Yes, four years ago, we started looking globally. In retrospect, we are very happy about that decision. It is sad that 65 years after independence, we are still unable to guarantee quality power to our consumer. This is obviously hurting the entire process of development. Although there are many problems, we have shown that they can be tackled. We were able to turn around a state-owned enterprise [North Delhi Power], which could not be competitive for many decades. Today, the same set of employees has achieved global performance standards.
The power business obviously needs a lot of capital and there is so much to do. Commercially, Tata Power is in tremendous pain. Despite the huge opportunities in business, there is little action on reforms on the ground. After the presidential decree in Indonesia, which made our UMPP non-profitable, we have been pleading for government support to contest it. But we didn’t have any luck. We are going through the corridors of power trying to explain that we can’t continue like this. We continue to supply power from the Mundra project because of our commitments, but that too is in great financial stress. If nothing is done, the project will collapse.
Image: Vivek Prakash / Reuters
Tata Power and its subsidiaries now have an installed capacity of close to 8,600 MWQ. Has this changed with the new government? Will you look at buying ‘distressed’ power assets?
There is a lot to do if India can open up the power business in a transparent way. Just having a good central government is not enough; we need to see action from the states. We need to align them. States have to let go of (power) distribution to players who can possibly do better. That outlook hasn’t changed as yet. We continue to believe that the time hasn’t come to divert our attention completely to India. It will be some more time before our investment picks up.Q. How have you fared overseas?
We have created four verticals—India & Saarc, Southeast Asia, Middle East and Turkey and Africa. All the four teams pitch for capital [investment in projects]. Our allocation strategy is to invest in the projects where we have all the clearances and are able to mitigate risk.
Since 2012, we have started implementing the following projects and will see the results in the coming years: We have a 235 MW wind farm in Cape Town, South Africa (under construction), 125 MW hydro project in Zambia (to be completed in 2016), 400 MW hydro in Georgia (phase one expected to be completed in 2017), two distribution circles in Nigeria and imported-coal based thermal plants allocated in Myanmar and in Vietnam.Q. Are you considering bidding in the coal auctions? How has the fall in coal prices impacted you? Will you divest in these projects?
Our mines were de-allocated too. But we will look at bidding only after the first two rounds, after the process stabilises.

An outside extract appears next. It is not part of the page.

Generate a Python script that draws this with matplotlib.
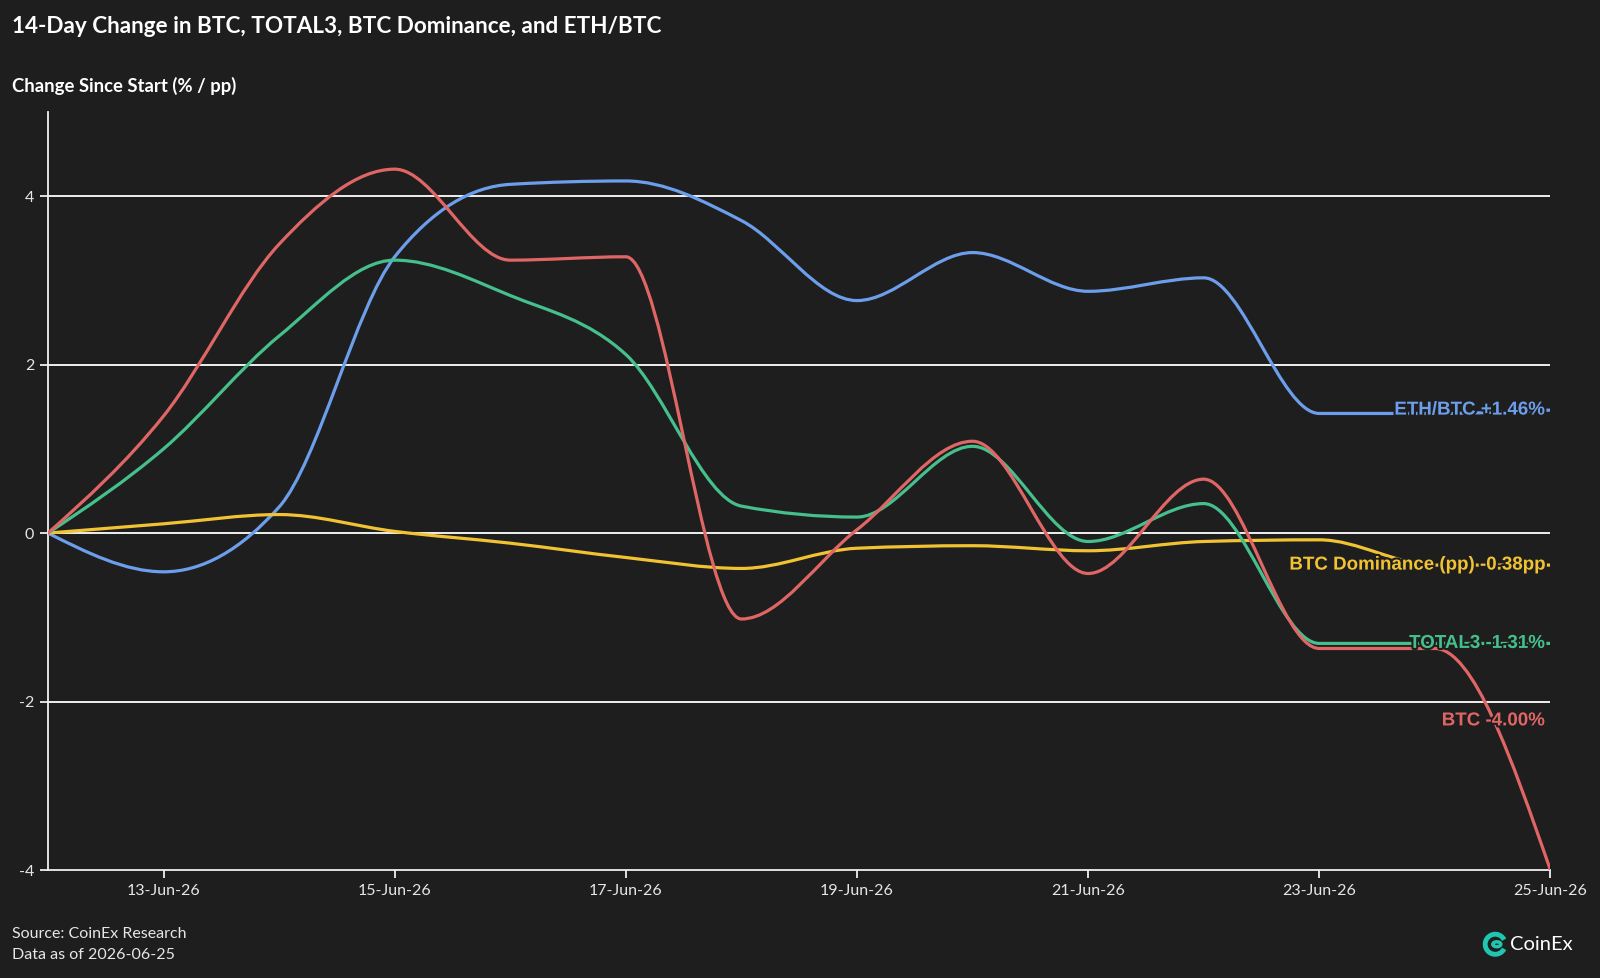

We are mostly into imported coal [Trombay and Mundra]; only our Maithon [Jharkhand] project is based on domestic coal. On the price-volatility front, we are careful; we are clear that about half of our fuel demand should be securitised. We are getting out of one of the four mines we hold in Indonesia. We are waiting for the lender’s permission before there is a closure on this. We will look at the other three after this is done.Q. How are you planning to celebrate Tata Power’s century?
Our founders were truly visionary. A hundred years ago, they thought of lighting up the region using hydro power.
They started with 12 MW and this has grown to a complex of 450 MW today. In the centenary year, we plan to start another hydel complex of 450 MW, continuing our commitment to clean power. We are also launching a unique initiative—the Tata Power Skill Development Institute through which we plan to train 2,00,000 skilled workers over the next decade. We will train and certify fitters/electricians/welders in a modular manner. One of their courses will also be on ethics. They can upgrade their skills, and will be paid a stipend while they undergo refresher courses. We hope this will help bridge the skill gap. Over the years, we will ensure that our suppliers and contractors hire from this pool of technicians.